I'm not very familiar with the theory of Markov chains, and I'd like to learn how complicated the following problem actually is.
Let there be a discrete time Markov chain on $\mathbb{Z}$, where the random variable giving the position on the line is called $Z(t)$. The state is only allowed to change to the nearest neighbours, so the chain is defined by the transition probabilities:
\begin{align} P \{ Z(t+1)=n+1 \mid Z(t)=n \} &= q_{n} \\ P \{ Z(t+1)=n-1 \mid Z(t)=n \} &= 1-q_{n} \\ P \{ Z(t+1)=m \mid Z(t)=n \} &= 0 &\mathrm{if} \ m \notin \{n-1,n+1 \} \end{align}
$ \forall \ n \in \mathbb{Z}$. The point is that the transition probabilities $q_{n}$ are not necessarily the same everywhere.
On this system, there is a periodic symmetry.
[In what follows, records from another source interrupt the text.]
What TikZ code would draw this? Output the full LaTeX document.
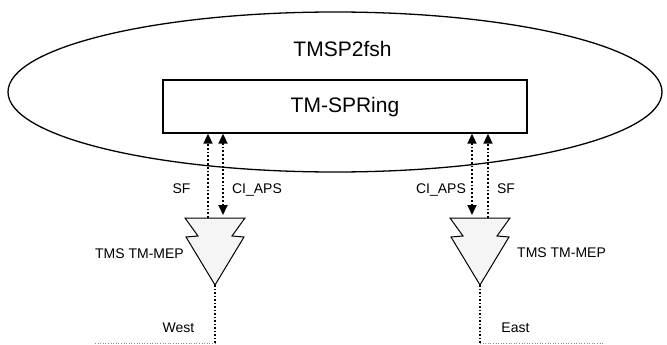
\documentclass[tikz,border=0pt]{standalone}
\usepackage{fontspec}
\setmainfont{Liberation Sans}
\usetikzlibrary{arrows.meta,shapes.geometric}
\begin{document}
\begin{tikzpicture}[x=1pt,y=-1pt,
  outline/.style={draw=black,line width=1.3pt},
  biglabel/.style={font=\fontsize{21}{24}\selectfont},
  smalllabel/.style={font=\fontsize{14}{16}\selectfont,inner sep=0pt,anchor=base},
  uptip/.style={-{Triangle[width=9pt,length=10pt]}},
  bothtips/.style={{Triangle[width=9pt,length=10pt]}-{Triangle[width=9pt,length=10pt]}},
  flow/.style={line width=1.8pt,dotted},
  drop/.style={line width=1.5pt,dotted},
  ground/.style={draw=black!45,line width=0.8pt,dash pattern=on 1pt off 1.6pt},
  mep/.pic={
    \path[outline,line width=1pt,fill=black!4]
      (-30,0) -- (30,0) -- (17,18) -- (29,19) -- (0,67) -- (-29,19) -- (-17,18) -- cycle;
    \coordinate (-top) at (0,0);
    \coordinate (-apex) at (0,67);
  }
]
\useasboundingbox (0,0) rectangle (667,345);

% outer domain and the ring node inside it
\node[ellipse,outline,minimum width=654pt,minimum height=160pt,inner sep=0pt] (dom) at (335,92) {};
\node[biglabel,anchor=base,inner sep=0pt] (domname) at (342.5,57) {TMSP2fsh};
\node[rectangle,outline,minimum width=364pt,minimum height=53pt,inner sep=0pt,
      biglabel,text height=13pt,text depth=0pt] (ring) at (345,106.5) {TM-SPRing};

% the two end points
\pic (W) at (215,218) {mep};
\pic (E) at (480,218) {mep};

% connector anchors on the end points
\coordinate (Wsf) at ([xshift=-7pt]W-top);
\coordinate (Wci) at ([xshift=8pt]W-top);
\coordinate (Eci) at ([xshift=-8pt]E-top);
\coordinate (Esf) at ([xshift=8pt]E-top);

\draw[flow,uptip] (Wsf) -- (Wsf |- ring.south);
\draw[flow,bothtips,shorten <=3pt] (Wci) -- (Wci |- ring.south);
\draw[flow,bothtips,shorten <=3pt] (Eci) -- (Eci |- ring.south);
\draw[flow,uptip] (Esf) -- (Esf |- ring.south);

\node[smalllabel] (lsfW) at (181.5,193) {SF};
\node[smalllabel] (lciW) at (257,193) {CI\_APS};
\node[smalllabel] (lciE) at (441,193) {CI\_APS};
\node[smalllabel] (lsfE) at (506,193) {SF};

\node[smalllabel,anchor=base east] (mepW) at (184,258) {TMS TM-MEP};
\node[smalllabel,anchor=base west] (mepE) at (517,257) {TMS TM-MEP};

% links leaving towards the neighbours
\coordinate (Wend) at (215,345);
\coordinate (Eend) at (480,345);
\draw[drop] (W-apex) -- (Wend);
\draw[drop] (E-apex) -- (Eend);
\coordinate (Wfar) at (95,343);
\coordinate (Efar) at (603,343);
\draw[ground] (Wfar) -- (Wend |- Wfar);
\draw[ground] (Eend |- Efar) -- (Efar);

\node[smalllabel] (west) at (178.5,332) {West};
\node[smalllabel] (east) at (515.5,332) {East};
\end{tikzpicture}
\end{document}
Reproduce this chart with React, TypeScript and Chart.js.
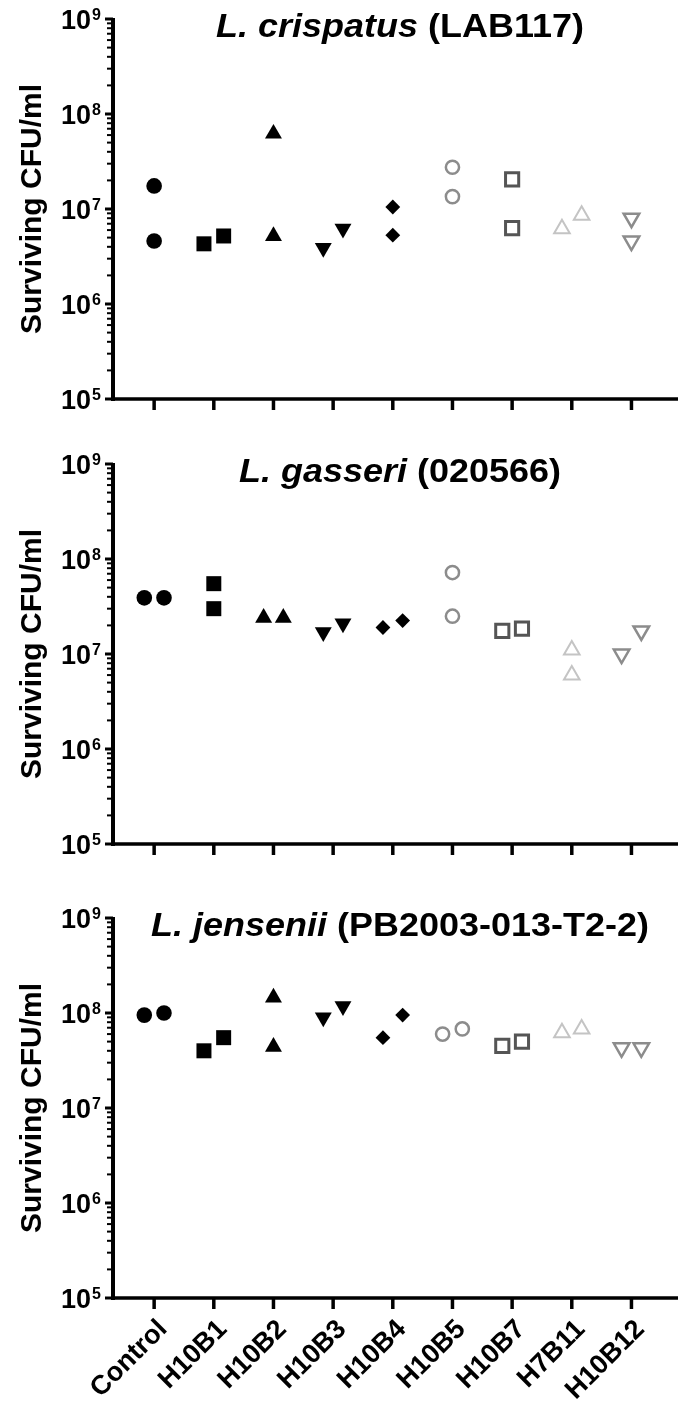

With period $N \in \mathbb{N}$, we have: $q_{n+k \cdot N} = q_{n} \ \ \forall k \in \mathbb{Z}$.
Now, let's define $p_{ij}^{(t)} = P\{Z(t)=j \mid Z(0)=i\}$ (everything is time-homogeneous) and the corresponding first-passage probability $f_{ij}^{(t)}$, the probability to first reach $j$ from $i$ after exactly $t$ timesteps. The probability to make at least one passage at all at location $j$ is given by:
\begin{equation} f_{ij} = \sum_{t=1}^{\infty} f_{ij}^{(t)} \end{equation}
Intuitively, the system should run forward if the forward probabilities $q_{n}$ are larger than the backward ones. More formally, I define $Q=\prod_{n=1}^{N} \frac{q_{n}}{1-q_{n}}$. For $Q>1$, I expect that:
\begin{align} f_{ij}&= 1 &\mathrm{if} & \ j>i \\ f_{ij}&<1 &\mathrm{if} & \ j \leq i \end{align}
Is there any way I can prove this? Help would be much appreciated.